start
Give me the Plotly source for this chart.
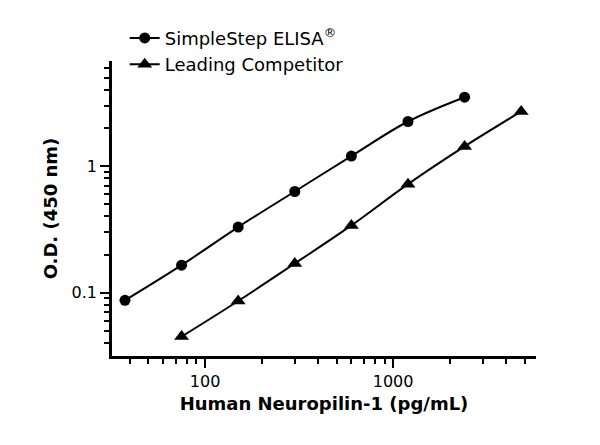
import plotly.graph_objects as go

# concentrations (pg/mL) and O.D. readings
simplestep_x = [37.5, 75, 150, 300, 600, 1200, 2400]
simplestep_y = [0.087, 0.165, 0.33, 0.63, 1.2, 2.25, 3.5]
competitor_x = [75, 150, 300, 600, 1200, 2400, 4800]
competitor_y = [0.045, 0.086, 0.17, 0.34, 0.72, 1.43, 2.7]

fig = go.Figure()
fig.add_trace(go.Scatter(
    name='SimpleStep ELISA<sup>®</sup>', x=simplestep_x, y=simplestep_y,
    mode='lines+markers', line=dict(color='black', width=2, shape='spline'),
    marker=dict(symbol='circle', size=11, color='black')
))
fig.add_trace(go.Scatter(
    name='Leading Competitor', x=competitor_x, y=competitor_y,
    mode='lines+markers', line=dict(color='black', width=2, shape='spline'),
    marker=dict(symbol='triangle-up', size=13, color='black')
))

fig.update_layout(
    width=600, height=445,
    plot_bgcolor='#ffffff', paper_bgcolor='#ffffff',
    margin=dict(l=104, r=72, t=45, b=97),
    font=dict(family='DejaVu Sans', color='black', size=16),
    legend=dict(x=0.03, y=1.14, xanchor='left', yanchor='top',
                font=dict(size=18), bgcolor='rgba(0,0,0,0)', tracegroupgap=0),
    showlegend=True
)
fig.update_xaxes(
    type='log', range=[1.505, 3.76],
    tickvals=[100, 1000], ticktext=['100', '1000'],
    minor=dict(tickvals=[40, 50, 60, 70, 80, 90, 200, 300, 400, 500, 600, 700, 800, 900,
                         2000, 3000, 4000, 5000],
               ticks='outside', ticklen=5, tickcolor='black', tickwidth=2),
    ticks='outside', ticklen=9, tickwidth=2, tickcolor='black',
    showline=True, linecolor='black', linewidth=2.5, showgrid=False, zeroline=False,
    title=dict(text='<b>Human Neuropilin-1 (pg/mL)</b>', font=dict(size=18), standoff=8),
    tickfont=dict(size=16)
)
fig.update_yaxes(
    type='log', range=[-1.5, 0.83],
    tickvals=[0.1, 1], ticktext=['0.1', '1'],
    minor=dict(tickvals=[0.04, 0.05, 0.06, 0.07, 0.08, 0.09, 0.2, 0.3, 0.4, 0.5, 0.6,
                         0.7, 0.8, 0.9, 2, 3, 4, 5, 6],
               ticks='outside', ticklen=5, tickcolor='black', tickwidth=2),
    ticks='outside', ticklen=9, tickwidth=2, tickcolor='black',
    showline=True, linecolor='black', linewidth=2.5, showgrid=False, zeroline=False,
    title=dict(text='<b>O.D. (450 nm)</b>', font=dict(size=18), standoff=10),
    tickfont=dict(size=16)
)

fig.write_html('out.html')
end
start
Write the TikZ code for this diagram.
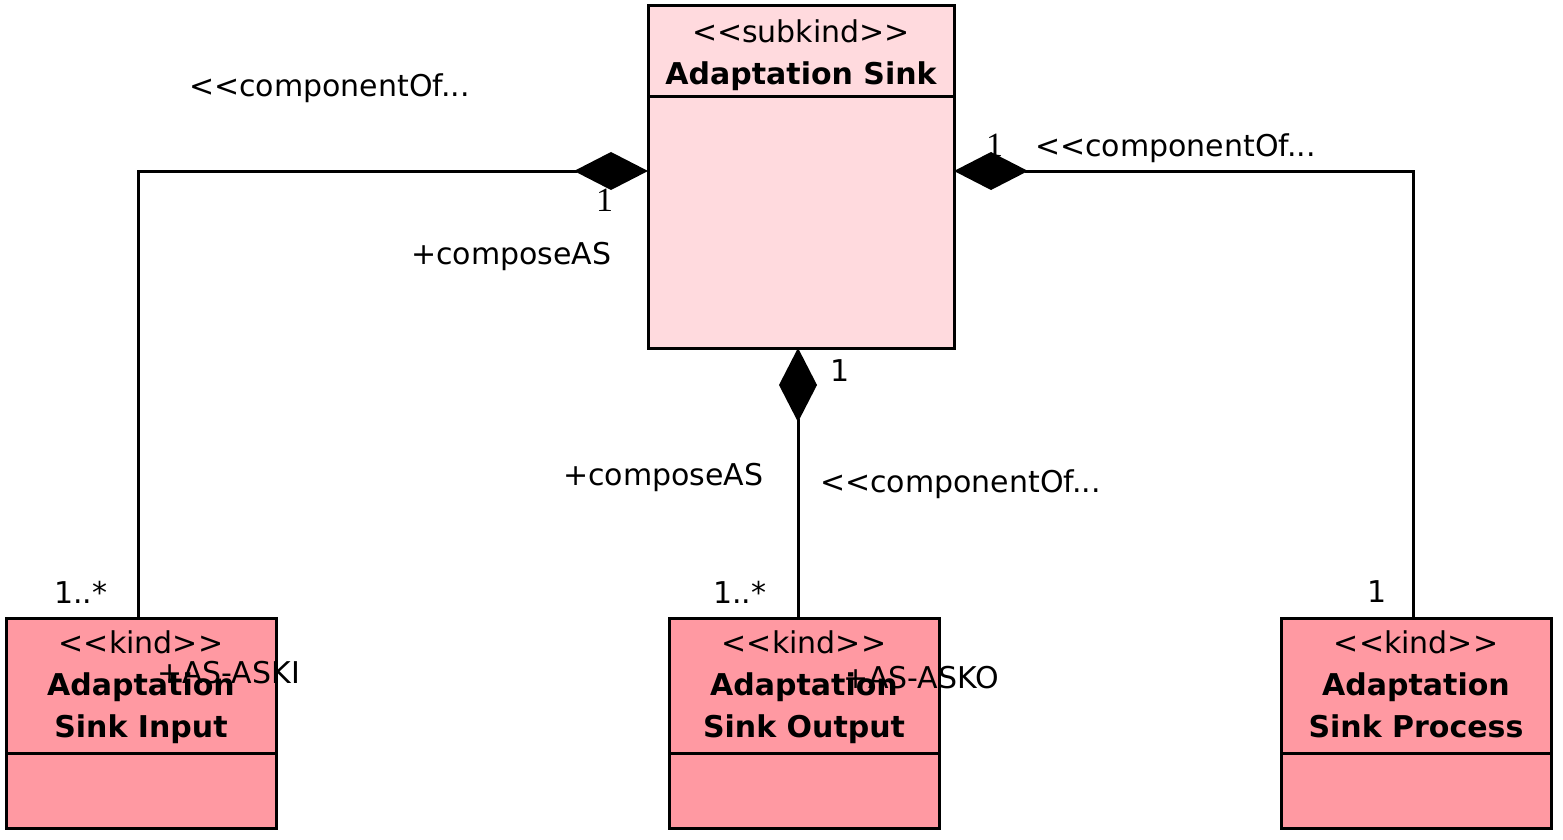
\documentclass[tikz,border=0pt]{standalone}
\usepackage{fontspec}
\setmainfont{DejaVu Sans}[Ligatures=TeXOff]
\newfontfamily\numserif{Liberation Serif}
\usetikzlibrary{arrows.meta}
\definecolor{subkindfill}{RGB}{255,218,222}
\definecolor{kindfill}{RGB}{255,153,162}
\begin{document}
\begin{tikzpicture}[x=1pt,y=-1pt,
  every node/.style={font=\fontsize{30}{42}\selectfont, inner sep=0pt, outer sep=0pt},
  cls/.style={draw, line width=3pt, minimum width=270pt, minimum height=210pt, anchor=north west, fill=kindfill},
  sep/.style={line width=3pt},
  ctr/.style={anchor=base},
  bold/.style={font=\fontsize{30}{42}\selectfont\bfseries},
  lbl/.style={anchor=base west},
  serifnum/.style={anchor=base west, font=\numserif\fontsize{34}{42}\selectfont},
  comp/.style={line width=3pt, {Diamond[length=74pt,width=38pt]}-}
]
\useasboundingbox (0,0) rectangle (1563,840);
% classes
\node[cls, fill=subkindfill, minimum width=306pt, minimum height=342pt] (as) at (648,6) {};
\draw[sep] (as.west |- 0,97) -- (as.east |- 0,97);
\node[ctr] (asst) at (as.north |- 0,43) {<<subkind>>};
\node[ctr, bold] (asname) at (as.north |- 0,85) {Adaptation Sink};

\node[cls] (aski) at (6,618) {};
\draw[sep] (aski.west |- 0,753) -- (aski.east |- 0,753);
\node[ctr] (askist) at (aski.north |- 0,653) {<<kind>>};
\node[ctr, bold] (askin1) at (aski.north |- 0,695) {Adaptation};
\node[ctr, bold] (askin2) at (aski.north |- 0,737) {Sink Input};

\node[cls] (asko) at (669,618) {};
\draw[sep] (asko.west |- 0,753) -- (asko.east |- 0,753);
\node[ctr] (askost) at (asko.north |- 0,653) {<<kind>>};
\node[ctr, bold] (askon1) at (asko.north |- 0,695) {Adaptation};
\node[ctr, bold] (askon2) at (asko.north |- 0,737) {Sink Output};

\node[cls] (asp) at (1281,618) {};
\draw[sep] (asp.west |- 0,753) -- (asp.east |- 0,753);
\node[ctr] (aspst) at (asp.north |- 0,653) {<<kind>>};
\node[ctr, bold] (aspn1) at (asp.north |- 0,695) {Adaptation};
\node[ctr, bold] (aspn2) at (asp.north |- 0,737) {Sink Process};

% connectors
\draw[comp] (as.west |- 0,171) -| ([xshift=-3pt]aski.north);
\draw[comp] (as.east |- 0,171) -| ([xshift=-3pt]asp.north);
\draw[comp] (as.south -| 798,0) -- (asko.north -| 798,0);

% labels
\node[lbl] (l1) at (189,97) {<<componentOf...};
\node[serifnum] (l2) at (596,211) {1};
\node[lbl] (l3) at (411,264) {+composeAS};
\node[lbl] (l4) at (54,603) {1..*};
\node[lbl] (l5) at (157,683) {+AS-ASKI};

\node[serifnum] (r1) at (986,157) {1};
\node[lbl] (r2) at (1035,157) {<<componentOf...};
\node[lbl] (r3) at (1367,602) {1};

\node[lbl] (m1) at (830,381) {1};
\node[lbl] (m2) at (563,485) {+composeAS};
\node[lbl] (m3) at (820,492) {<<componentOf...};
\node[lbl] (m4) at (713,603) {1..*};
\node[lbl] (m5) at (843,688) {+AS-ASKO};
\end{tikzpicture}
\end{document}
end
### Goal
Leave out the pictures, and copy only the lines from the one holding "Give me the Plotly source for this chart." through the one holding "import plotly.graph_objects as go", exactly as written.

### Full output
Give me the Plotly source for this chart.
import plotly.graph_objects as go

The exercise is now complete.